It is almost two years since this health adventure began, which seems long ago and yet feels like yesterday. This year has been filled with memories on anniversary dates of the things that I have experienced. Today being a very important one. Last year on this date my doctor called to give me the results of the PET scan and the news was great, I was in remission!!! So this anniversary is meaningful as the first year is an important one to get through.
So thankful for sparkle shields!!! ✨✨✨
I still believe in the power of sparkles! I think I always will. It may be silly to some and seem like I am covering up how I truly feel. To each their own. Since I still have a scar tissue mass in my chest that I feel every day, I continue to visualize it encased in sparkles to keep it contained. Whatever it takes to put my mind at ease.
Now to get on with life! To find the answer to the nagging question in my head…what do I want to be when I grow up? That is a tough question. Since the socially acceptable norms have never added joy to my life this may be interesting and take Vodka and I to new places. We will see what I discover that appeals to the new normal me. 😉
Still sparkling…one day at a time 😃
For some time now I have been feeling like I am walking an emotional tightrope and am one step away from falling off into emotional darkness.
Living in constant pain is a struggle. Each day I talk myself into being jolly and moving forward. So I work to keep my balance on the tightrope since the darkness below looks cold and unwelcoming. My preference is to stay on the bright side where the sparkles are yet the darkness keeps pulling at me.
Today I feel like I slipped on the tightrope and am now tangled up in it. I went for the CT scan of my neck to see if there is a connection to the pain in my wrists and found out it was to be a scan with contrast, which meant another IV needle. Immediately my heart sank even though I tried to be brave. I explained to the nurse what I have been through and how my veins are not happy to be poked and to please not jiggle the needle around if it doesn’t take. He understood and tried his best but the IV didn’t work. I immediately began to cry, which totally surprised me, and said to him ‘please don’t try again, can we do the scan without contrast. Now that I am worked up the IV won’t work.’ So he spoke to the radiologist and we did the scan without contrast. Hopefully the doctors will be able to see what they need to see.
I am still in a pretty sad mood after this and can’t help feeling that I can’t do this anymore. I am so tired of appointments and needles. 😦
It is definitely time for time away to build up my mental and emotional strength. I need to build up some sparkle to get me through.
I sparkle on…one day at a time. 🙂
Happy to say that I have passed another follow up with flying sparkles! Well for the most part. I am still having issues with my hands and wrists. To the point that I have stopped working because the pain is with me 24/7 making everything in life quite difficult. The doctor has ordered some additional tests and referral to a neurologist to examine the issue further. Side effects are miserable and these are not the only ones I am experiencing…

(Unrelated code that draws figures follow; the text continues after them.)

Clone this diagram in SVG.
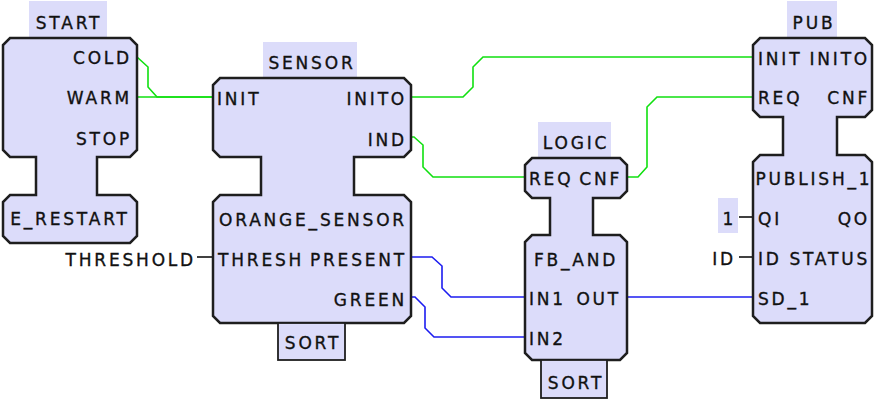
<svg xmlns="http://www.w3.org/2000/svg" width="874" height="401" viewBox="0 0 874 401">
<style>
text{font-family:"DejaVu Sans",sans-serif;font-size:17px;letter-spacing:2.8px;fill:#111;stroke:#111;stroke-width:0.35}
.e{text-anchor:end}
.m{text-anchor:middle}
.blk{fill:#dcdcfa;stroke:#1e1e1e;stroke-width:2.5;stroke-linejoin:miter}
.lbl{fill:#dcdcfa}
.sort{fill:#dcdcfa;stroke:#1e1e1e;stroke-width:1.8}
.g{fill:none;stroke:#10e010;stroke-width:1.6}
.b{fill:none;stroke:#1c1cf0;stroke-width:1.6}
.k{fill:none;stroke:#111;stroke-width:1.6}
</style>
<g id="connectors">
<polyline class="g" points="137,57 148,67 148,87 157,97 213,97"/>
<polyline class="g" points="137,97 213,97"/>
<polyline class="g" points="411,97 463,97 473,87 473,67 483,57 753,57"/>
<polyline class="g" points="411,137 414,137 423,145 423,167 433,177 525,177"/>
<polyline class="g" points="627,177 638,177 647,167 647,107 657,97 753,97"/>
<polyline class="b" points="411,257 432,257 442,266 442,288 451,297 525,297"/>
<polyline class="b" points="411,297 415,297 425,307 425,328 434,337 525,337"/>
<polyline class="b" points="627,297 753,297"/>
<polyline class="k" points="197,257 213,257"/>
<polyline class="k" points="739,217 753,217"/>
<polyline class="k" points="739,257 753,257"/>
</g>
<g id="START">
<rect class="lbl" x="29" y="1" width="78" height="37"/>
<text class="m" x="69" y="29">START</text>
<path class="blk" d="M10,38 H130 L137,45 V150 L130,157 H97 V195 H130 L137,202 V236 L130,243 H10 L3,236 V202 L10,195 H36 V157 H10 L3,150 V45 Z"/>
<text class="e" x="132" y="64">COLD</text>
<text class="e" x="132" y="104">WARM</text>
<text class="e" x="132" y="145">STOP</text>
<text class="m" x="70" y="225">E_RESTART</text>
</g>
<g id="SENSOR">
<rect class="lbl" x="263" y="42" width="94" height="36"/>
<text class="m" x="312" y="69">SENSOR</text>
<path class="blk" d="M220,78 H404 L411,85 V150 L404,157 H354 V195 H404 L411,202 V316 L404,323 H220 L213,316 V202 L220,195 H261 V157 H220 L213,150 V85 Z"/>
<rect class="sort" x="278" y="323" width="67" height="37"/>
<text class="m" x="313" y="349">SORT</text>
<text x="217" y="105">INIT</text>
<text class="e" x="407" y="105">INITO</text>
<text class="e" x="407" y="146">IND</text>
<text class="m" x="313" y="226">ORANGE_SENSOR</text>
<text x="218" y="266">THRESH</text>
<text class="e" x="407" y="266">PRESENT</text>
<text class="e" x="407" y="306">GREEN</text>
<text class="e" x="196" y="266">THRESHOLD</text>
</g>
<g id="LOGIC">
<rect class="lbl" x="538" y="122" width="73" height="36"/>
<text class="m" x="576" y="149">LOGIC</text>
<path class="blk" d="M532,158 H620 L627,165 V191 L620,198 H593 V235 H620 L627,242 V353 L620,360 H532 L525,353 V242 L532,235 H550 V198 H532 L525,191 V165 Z"/>
<rect class="sort" x="541" y="360" width="66" height="38"/>
<text class="m" x="576" y="389">SORT</text>
<text x="529" y="185">REQ</text>
<text class="e" x="622" y="185">CNF</text>
<text class="m" x="576" y="266">FB_AND</text>
<text x="529" y="305">IN1</text>
<text class="e" x="621" y="305">OUT</text>
<text x="529" y="345">IN2</text>
</g>
<g id="PUB">
<rect class="lbl" x="787" y="1" width="50" height="37"/>
<text class="m" x="814" y="29">PUB</text>
<path class="blk" d="M760,38 H865 L872,45 V110 L865,117 H837 V155 H865 L872,162 V316 L865,323 H760 L753,316 V162 L760,155 H783 V117 H760 L753,110 V45 Z"/>
<text x="758" y="65">INIT</text>
<text class="e" x="870" y="65">INITO</text>
<text x="758" y="104">REQ</text>
<text class="e" x="870" y="104">CNF</text>
<text class="m" x="814" y="185">PUBLISH_1</text>
<text x="758" y="225">QI</text>
<text class="e" x="870" y="225">QO</text>
<text x="758" y="265">ID</text>
<text class="e" x="870" y="265">STATUS</text>
<text x="758" y="305">SD_1</text>
<rect class="lbl" x="718" y="198" width="20" height="35"/>
<text class="e" x="736" y="225">1</text>
<text class="e" x="736" y="265">ID</text>
</g>
</svg>
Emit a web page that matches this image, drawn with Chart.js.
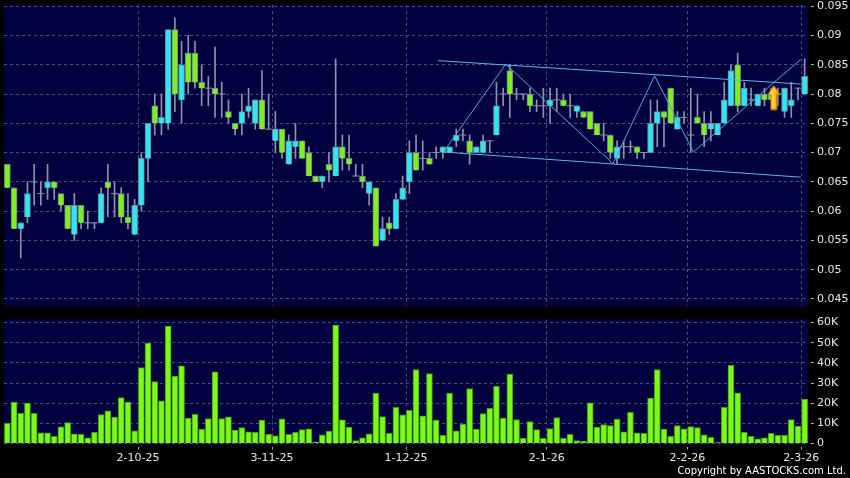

Strange as it may seem, there is something called treatment induced menopause. I had been told about this in the beginning of treatment and kinda giggled at the idea. Well now that I am officially in this state I am not giggling so much. Instead I am wondering if this unnatural push into a new physical state is playing a role in the misery of my hands and wrists. With my greater concerns about this being related to bone density loss and increase of heart issues. Time will tell. Just another odd event in this health adventure that one would never have anticipated.
Over the last few months my hair has been growing. This is a good thing. Most people ask if I will grow it out and I get caught up in the idea and say yes!! I had thought this was a good idea until my hair reached about 2 inches in length, making it a fluff ball and looking like Blanche from the Golden Girls! The texture of new chemo curl hair is course and somewhat dry with a mind of its own. At this time my hair is super thick, I think even more so than it was before which is seriously thick! So I bought some wide headbands and was convinced I would grow it. After a lot of bitching and complaining about my hair and one day of wearing a headband followed by sincere apologies to my follicles that were cursing me, I booked an appointment to cut my hair super short! After the cut I was once again happy and came to the realization that I am the most miserable I have been through this whole experience because of my hair!! It’s now four weeks later and Blanche is emerging again…cutting it off tomorrow before I start bitching again! Sad but true!
At my follow up appointment yesterday I shared my hair and misery realization with my doctor. She and I had a laugh about this since I have been a pretty relaxed and calm patient overall. I was relieved to learn that my hair is currently in an abnormal growth process, since it all grew in at once and none falls out! Over time the growth pattern will continue to change, perhaps in good and bad ways, and hopefully normalize. Learning this is a tremendous relief. Now I am happy to keep my hair super short and maybe even shave it again over the next few years! After all I have more important concerns with my body and state of health than my hair.
Only a few sleeps until I depart for a nice long rest period in Europe. I am looking forward to visiting friends and relaxing. A change of scenery in my favourite places to rejuvenate my soul and enhance my healing is just what the doctor ordered. Adventures here I come!!